Analysis of cost-efficient urban air mobility systems: Optimization of operational and configurational fleet decisions

With the introduction of low-noise and low-emission electric vertical take-off and landing vehicles, passenger air transportation in urban areas is becoming increasingly important. Previous studies have designed vehicle concepts based on reference mission profiles, however, without considering strategic decisions about fleet operations, such as charging infrastructure, range and battery capacity. Comprehensive cost analyses for urban air mobility fleets have been largely neglected. In this paper, we develop an optimization model to analyze the cost-efficient operation of urban air mobility systems. Strategic decisions on vehicle concepts, battery capacity, and charging infrastructure are incorporated and evaluated using a total cost of ownership approach.
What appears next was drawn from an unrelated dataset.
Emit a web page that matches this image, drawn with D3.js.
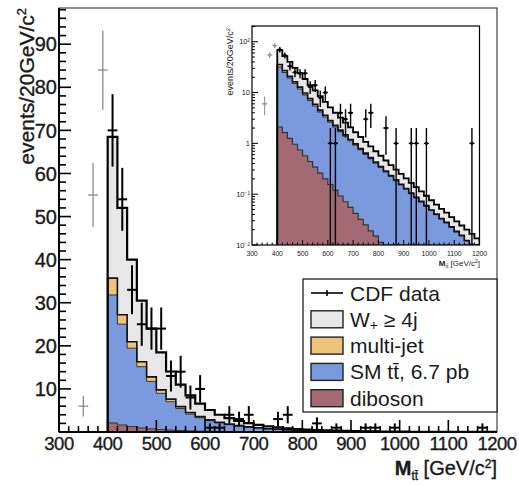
<!DOCTYPE html>
<html><head><meta charset="utf-8">
<script src="https://cdn.jsdelivr.net/npm/d3@7"></script>
<style>
body{margin:0;background:#fff}
svg{display:block}
text{font-family:"Liberation Sans",Arial,Helvetica,sans-serif;fill:#1a1a1a}
.heavy{stroke:#1a1a1a;stroke-width:0.35px}
</style>
</head><body>
<svg id="c" width="519" height="485"></svg>
<script>
// ---------------- data ----------------
const binLow = [400,420,440,460,480,500,520,540,560,580,600,620,640,660,680,700,720,740,760,780,
                800,820,840,860,880,900,920,940,960,980,1000,1020,1040,1060,1080,1100,1120,1140,1160,1180];
const binHigh = 1200;
const diboson = [2.1,1.62,1.25,0.96,0.74,0.57,0.44,0.34,0.26,0.2,0.155,0.12,0.092,0.071,0.055,0.042,0.032,0.025,0.019,0.015,
                 0.0113,0.0087,0.0067,0.0052,0.004,0.0031,0.0024,0.0018,0.0014,0.0011,0.0008,0.0006,0.0005,0.0004,0.0003,0.0002,0.0002,0.0001,0.0001,0.0001];
const ttbar = [29.7,23.4,18.2,14.2,11.0,8.4,6.6,5.1,3.9,3.1,2.45,1.98,1.61,1.31,1.07,0.88,0.72,0.585,0.48,0.395,
               0.324,0.266,0.218,0.18,0.148,0.122,0.1,0.083,0.069,0.057,0.047,0.039,0.032,0.027,0.022,0.018,0.015,0.012,0.01,0.0082];
const multijet = [3.9,2.2,1.5,1.15,1.05,0.8,0.6,0.46,0.35,0.27,0.2,0.155,0.12,0.09,0.07,0.054,0.042,0.032,0.025,0.019,
                  0.015,0.011,0.009,0.007,0.005,0.004,0.003,0.0024,0.0019,0.0015,0.0012,0.0009,0.0007,0.0005,0.0004,0.0003,0.0003,0.0002,0.0002,0.0001];
const wjets = [32.8,24.8,19.05,14.2,11.2,8.7,6.4,5.1,4.0,3.0,2.3,1.75,1.38,1.08,0.86,0.68,0.54,0.43,0.345,0.27,
               0.22,0.174,0.141,0.113,0.093,0.076,0.062,0.051,0.041,0.0335,0.027,0.022,0.018,0.0155,0.0126,0.0107,0.0087,0.0078,0.0063,0.0051];

const dataMass  = [350,370,390,410,430,450,470,490,510,530,550,570,590,610,630,650,670,690,750,770,830,870,930,950,990,1170];
const dataCount = [6,55,84,70,54,33,25,24,24,13,14,8,10,1,1,4,3,4,3,4,2,1,1,1,1,1];
const dataErr   = [2.4,7.4,9.2,8.4,7.3,5.7,5,4.9,4.9,3.6,3.7,2.8,3.2,1,1,2,1.7,2,1.7,2,1.4,1,1,1,1,1];
const fitStart = 400;   // points below are drawn in grey

const xTickLabels = [300,400,500,600,700,800,900,1000,1100,1200];
const yTickLabels = [10,20,30,40,50,60,70,80,90];
const insetYTicks = [0.01,0.1,1,10,100];
const insetYTickText = ["10\u207B\u00B2","10\u207B\u00B9","1","10","10\u00B2"];

const keys = ["diboson","ttbar","multijet","wjets"];
const colors = {diboson:"#a46a73", ttbar:"#7b99dd", multijet:"#efc27c", wjets:"#e7e7e7"};
const legendItems = [
  {key:"data", label:"CDF data"},
  {key:"wjets", label:"W"},
  {key:"multijet", label:"multi-jet"},
  {key:"ttbar", label:"SM tt\u0304, 6.7 pb"},
  {key:"diboson", label:"diboson"}
];

// ---------------- setup ----------------
const svg = d3.select("#c");
svg.append("rect").attr("width",519).attr("height",485).attr("fill","#fff");

const rows = binLow.map((lo,i)=>({lo, diboson:diboson[i], ttbar:ttbar[i], multijet:multijet[i], wjets:wjets[i]}));
rows.push(Object.assign({}, rows[rows.length-1], {lo: binHigh}));
const stacked = d3.stack().keys(keys)(rows);

function drawPanel(g, x, y, opt) {
  const clampV = v => Math.max(v, opt.minV);
  g.selectAll("path.fill").data(stacked).join("path")
    .attr("d", d3.area().curve(d3.curveStepAfter)
      .x(d=>x(d.data.lo)).y0(d=>y(clampV(d[0]))).y1(d=>y(clampV(d[1]))))
    .attr("fill", s=>colors[s.key]).attr("stroke","none");
  stacked.forEach((s,k)=>{
    const pts = [[binLow[0], 0]].concat(s.map(d=>[d.data.lo, d[1]])).concat([[binHigh, 0]]);
    g.append("path")
      .attr("d", d3.line().curve(d3.curveStepAfter).x(p=>x(p[0])).y(p=>y(clampV(p[1])))(pts))
      .attr("fill","none")
      .attr("stroke", k===3 ? "#000" : (k===2 ? "#111" : "#333"))
      .attr("stroke-width", k===3 ? opt.lwTot : (k===2 ? opt.lwIn : opt.lwThin));
  });
  dataMass.forEach((m,i)=>{
    const n = dataCount[i], e = dataErr[i];
    const col = m < fitStart ? "#8c8c8c" : "#000";
    const lw = m < fitStart ? opt.lwGrey : opt.lwData;
    g.append("line").attr("x1",x(m)).attr("x2",x(m))
      .attr("y1",y(clampV(n-e))).attr("y2",y(n+e))
      .attr("stroke",col).attr("stroke-width",lw);
    g.append("line").attr("x1",x(m-10)).attr("x2",x(m+10))
      .attr("y1",y(n)).attr("y2",y(n))
      .attr("stroke",col).attr("stroke-width",lw);
  });
}

// ---------------- main panel ----------------
const x = d3.scaleLinear().domain([300,1200]).range([59,497]);
const y = d3.scaleLinear().domain([0,98.4]).range([432,8]);

svg.append("clipPath").attr("id","mainclip").append("rect")
  .attr("x",59).attr("y",8).attr("width",438).attr("height",424);
const gm = svg.append("g").attr("clip-path","url(#mainclip)");
drawPanel(gm, x, y, {minV:0, lwTot:2.2, lwIn:1.6, lwThin:1, lwData:2, lwGrey:1.3});

const gt = svg.append("g").attr("stroke","#000");
d3.range(2,98.4,2).forEach(v=>{
  const major = v % 10 === 0;
  gt.append("line").attr("x1",59).attr("x2",59+(major?12:7))
    .attr("y1",y(v)).attr("y2",y(v)).attr("stroke-width",1.6);
});
d3.range(320,1200,20).forEach(v=>{
  const major = v % 100 === 0;
  gt.append("line").attr("y1",432).attr("y2",432-(major?12:6))
    .attr("x1",x(v)).attr("x2",x(v)).attr("stroke-width",1.6);
});
svg.append("rect").attr("x",59).attr("y",8).attr("width",438).attr("height",424)
  .attr("fill","none").attr("stroke","#444").attr("stroke-width",1.2);
svg.append("line").attr("x1",59).attr("x2",59).attr("y1",8).attr("y2",432).attr("stroke","#000").attr("stroke-width",2);
svg.append("line").attr("x1",59).attr("x2",497).attr("y1",432).attr("y2",432).attr("stroke","#000").attr("stroke-width",2);

svg.append("g").selectAll("text").data(xTickLabels).join("text").attr("class","heavy")
  .attr("x",d=>x(d)).attr("y",450).attr("text-anchor","middle")
  .attr("font-size",18.5).attr("letter-spacing",-0.5).text(d=>d);
svg.append("g").selectAll("text").data(yTickLabels).join("text").attr("class","heavy")
  .attr("x",57).attr("y",d=>y(d)).attr("dy","0.36em").attr("text-anchor","end")
  .attr("font-size",20).text(d=>d);

const yt = svg.append("text").attr("class","heavy").attr("transform","translate(34,8) rotate(-90)")
  .attr("text-anchor","end").attr("font-size",21);
yt.append("tspan").text("events/20GeV/c");
yt.append("tspan").attr("font-size",13).attr("dy",-8).text("2");

const xt = svg.append("text").attr("class","heavy").attr("x",497).attr("y",475).attr("text-anchor","end").attr("font-size",20);
xt.append("tspan").attr("font-weight","bold").text("M");
xt.append("tspan").attr("font-size",12).attr("dy",5).text("tt\u0304");
xt.append("tspan").attr("dy",-5).text(" [GeV/c");
xt.append("tspan").attr("font-size",12).attr("dy",-7).text("2");
xt.append("tspan").attr("dy",7).text("]");

// ---------------- inset ----------------
const ix = d3.scaleLinear().domain([300,1200]).range([252,479.5]);
const iy = d3.scaleLog().domain([0.01,204]).range([245,26]);
svg.append("rect").attr("x",252).attr("y",26).attr("width",227.5).attr("height",219).attr("fill","#fff");
svg.append("clipPath").attr("id","insclip").append("rect")
  .attr("x",252).attr("y",26).attr("width",227.5).attr("height",219);
const gi = svg.append("g").attr("clip-path","url(#insclip)");
drawPanel(gi, ix, iy, {minV:0.01, lwTot:1.8, lwIn:1.6, lwThin:1.2, lwData:1.4, lwGrey:1});
dataMass.forEach((m,i)=>{
  gi.append("circle").attr("cx",ix(m)).attr("cy",iy(dataCount[i])).attr("r",1.6)
    .attr("fill", m < fitStart ? "#999" : "#000");
});
const git = svg.append("g").attr("stroke","#000").attr("stroke-width",1);
insetYTicks.forEach((t,k)=>{
  git.append("line").attr("x1",252).attr("x2",258).attr("y1",iy(t)).attr("y2",iy(t));
  if (k < insetYTicks.length-1) d3.range(2,10).forEach(mm=>{
    const v = t*mm; if (v < 204)
    git.append("line").attr("x1",252).attr("x2",255).attr("y1",iy(v)).attr("y2",iy(v));
  });
});
git.append("line").attr("x1",252).attr("x2",255).attr("y1",iy(200)).attr("y2",iy(200));
d3.range(320,1200,20).forEach(v=>{
  const major = v % 100 === 0;
  git.append("line").attr("y1",245).attr("y2",245-(major?5:2.5)).attr("x1",ix(v)).attr("x2",ix(v));
});
svg.append("rect").attr("x",252).attr("y",26).attr("width",227.5).attr("height",219)
  .attr("fill","none").attr("stroke","#000").attr("stroke-width",1.2);
svg.append("g").selectAll("text").data(xTickLabels).join("text")
  .attr("x",d=>ix(d)).attr("y",256).attr("text-anchor","middle")
  .attr("font-size",7).attr("letter-spacing",-0.2).text(d=>d);
svg.append("g").selectAll("text").data(insetYTicks).join("text")
  .attr("x",250).attr("y",d=>iy(d)).attr("dy","0.35em").attr("text-anchor","end")
  .attr("font-size",7.5).text((d,i)=>insetYTickText[i]);
const iyt = svg.append("text").attr("transform","translate(233,28) rotate(-90)")
  .attr("text-anchor","end").attr("font-size",9);
iyt.append("tspan").text("events/20GeV/c");
iyt.append("tspan").attr("font-size",6).attr("dy",-3).text("2");
const ixt = svg.append("text").attr("x",480).attr("y",266).attr("text-anchor","end").attr("font-size",8);
ixt.append("tspan").attr("font-weight","bold").text("M");
ixt.append("tspan").attr("font-size",5).attr("dy",2).text("tt\u0304");
ixt.append("tspan").attr("dy",-2).text(" [GeV/c");
ixt.append("tspan").attr("font-size",5).attr("dy",-3).text("2");
ixt.append("tspan").attr("dy",3).text("]");

// ---------------- legend ----------------
const lg = svg.append("g");
lg.append("rect").attr("x",303).attr("y",279).attr("width",194).attr("height",133)
  .attr("fill","#fff").attr("stroke","#222").attr("stroke-width",1.3);
legendItems.forEach((it,i)=>{
  const cy = 293 + i*26.3;
  if (it.key === "data") {
    lg.append("line").attr("x1",311).attr("x2",343).attr("y1",cy).attr("y2",cy).attr("stroke","#000").attr("stroke-width",1.6);
    lg.append("line").attr("x1",327).attr("x2",327).attr("y1",cy-3).attr("y2",cy+3).attr("stroke","#000").attr("stroke-width",1.6);
  } else {
    lg.append("rect").attr("x",311).attr("y",cy-8.5).attr("width",32).attr("height",17)
      .attr("fill",colors[it.key]).attr("stroke","#222").attr("stroke-width",1.4);
  }
  const t = lg.append("text").attr("x",350).attr("y",cy+7.5).attr("font-size",21);
  if (it.key === "wjets") {
    t.append("tspan").text("W");
    t.append("tspan").attr("font-size",14).attr("dy",3).text("+");
    t.append("tspan").attr("dy",-3).text(" \u2265 4j");
  } else t.text(it.label);
});
</script>
</body></html>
We consider state-of-the-art modeling approaches, including vehicle-specific parameters, for accurate calculation of energy consumption. The optimization model is applied to the multi-agent transport simulation MATSim in a case study of the Ruhr (Germany) scenario to evaluate key parameter variations. The study results indicate the feasibility of an urban air mobility system in the study region with trip costs ranging from 27 US-$ to 46 US-$ per requested trip, depending on the scenario settings. Based on parameter variations, we find that a high cruising speed has a detrimental effect on the total cost. A medium charging power level is sufficient and energy costs account for only a moderate share. The latter is in contrast to previous research results, but can be attributed to the more detailed modeling approach of vehicle-specific parameters. We propose a cost incentive system as the ground handling time of the vehicles outweighs the recharging and flight time. The overall results provide a promising basis for model extensions.